In terms of story, I get why the Treasury Department stuff is here. The movie wants to fill in a bit more about Christian without Christian himself having to tell us because that would be a bit out of character. So we can have someone like JK Simmons drop it instead, not a bad idea, and get a feel for the complex web Christian has developed for himself including working for criminals, taking their money and somehow getting out clean.

But why does he need to work with like...war criminals? This seems to be an addition that's only there because the Treasury Department needs to track him down to find out where all of his money actually goes or what his real motivation for working with these criminals is.

These are also the segments where the movie grinds to a skreeching halt pacing wise because Christian is nowhere near this action and nor are any of the other players. I think this could work if the Treasury was investigating the same case Christian was on, just from a different angle.
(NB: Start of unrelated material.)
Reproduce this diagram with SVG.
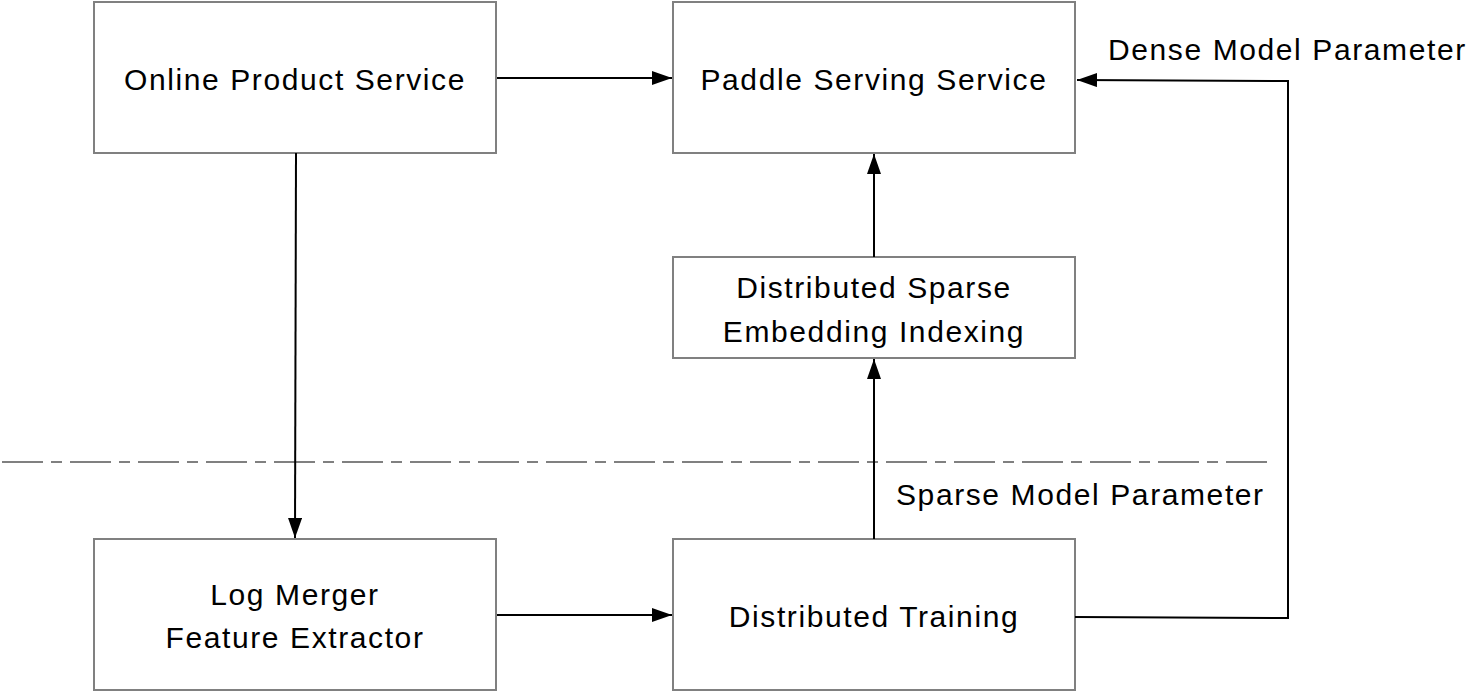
<svg xmlns="http://www.w3.org/2000/svg" width="1478" height="692" viewBox="0 0 1478 692">
<defs>
<style>
.box{fill:#fff;stroke:#808080;stroke-width:2}
.lbl{font-family:"Liberation Sans",Arial,sans-serif;font-size:30px;fill:#000;letter-spacing:1.6px}
.mid{text-anchor:middle}
.conn{fill:none;stroke:#000;stroke-width:2}
.sep{fill:none;stroke:#808080;stroke-width:2;stroke-dasharray:41 8 11 8}
</style>
<marker id="ah" viewBox="0 0 20 14" refX="20" refY="7" markerWidth="20" markerHeight="14" markerUnits="userSpaceOnUse" orient="auto">
<path d="M0,0 L20,7 L0,14 Z" fill="#000"/>
</marker>
</defs>
<rect width="1478" height="692" fill="#fff"/>
<line class="sep" x1="2" y1="462" x2="1267" y2="462"/>
<g id="online-product-service">
<rect class="box" x="94" y="2" width="402" height="151"/>
<text class="lbl mid" x="295" y="90">Online Product Service</text>
</g>
<g id="paddle-serving-service">
<rect class="box" x="673" y="2" width="402" height="151"/>
<text class="lbl mid" x="874" y="90">Paddle Serving Service</text>
</g>
<g id="distributed-sparse-embedding-indexing">
<rect class="box" x="673" y="257" width="402" height="101"/>
<text class="lbl mid" x="874" y="298">Distributed Sparse</text>
<text class="lbl mid" x="874" y="342">Embedding Indexing</text>
</g>
<g id="log-merger-feature-extractor">
<rect class="box" x="94" y="539" width="402" height="151"/>
<text class="lbl mid" x="295" y="605">Log Merger</text>
<text class="lbl mid" x="295" y="648">Feature Extractor</text>
</g>
<g id="distributed-training">
<rect class="box" x="673" y="539" width="402" height="151"/>
<text class="lbl mid" x="874" y="627">Distributed Training</text>
</g>
<g id="connectors">
<line class="conn" x1="497" y1="78" x2="672" y2="78" marker-end="url(#ah)"/>
<line class="conn" x1="296" y1="153" x2="295" y2="538" marker-end="url(#ah)"/>
<line class="conn" x1="497" y1="615" x2="672" y2="615" marker-end="url(#ah)"/>
<line class="conn" x1="874" y1="539" x2="874" y2="359" marker-end="url(#ah)"/>
<line class="conn" x1="874" y1="257" x2="874" y2="154" marker-end="url(#ah)"/>
<polyline class="conn" points="1075,617 1288,618 1288,81 1077,80" marker-end="url(#ah)"/>
<text class="lbl" x="1108" y="60">Dense Model Parameter</text>
<text class="lbl" x="896" y="505">Sparse Model Parameter</text>
</g>
</svg>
Because otherwise, these scenes are just elaborate back story with characters we learn little to nothing about throughout the film.

You could also cut out about 15 minutes of these scenes where our Treasury agent is modifying audio where Christian says his self-soothing phrase that also introduces a lot of the medium's worst impulses For example, someone over the phone saying this could be a trauma response but they don't know and she just runs with it and turns out to be right? That's wild behavior.

My hope is that the second film can be a straight-forward case where our two brothers awkwardly try to learn and bond with each other before putting it all together in a giant firefight. Because that's the stuf in this movie that works. The investigation and character work fuels the action and if Number 2 can focus on that, I think we've got good things coming.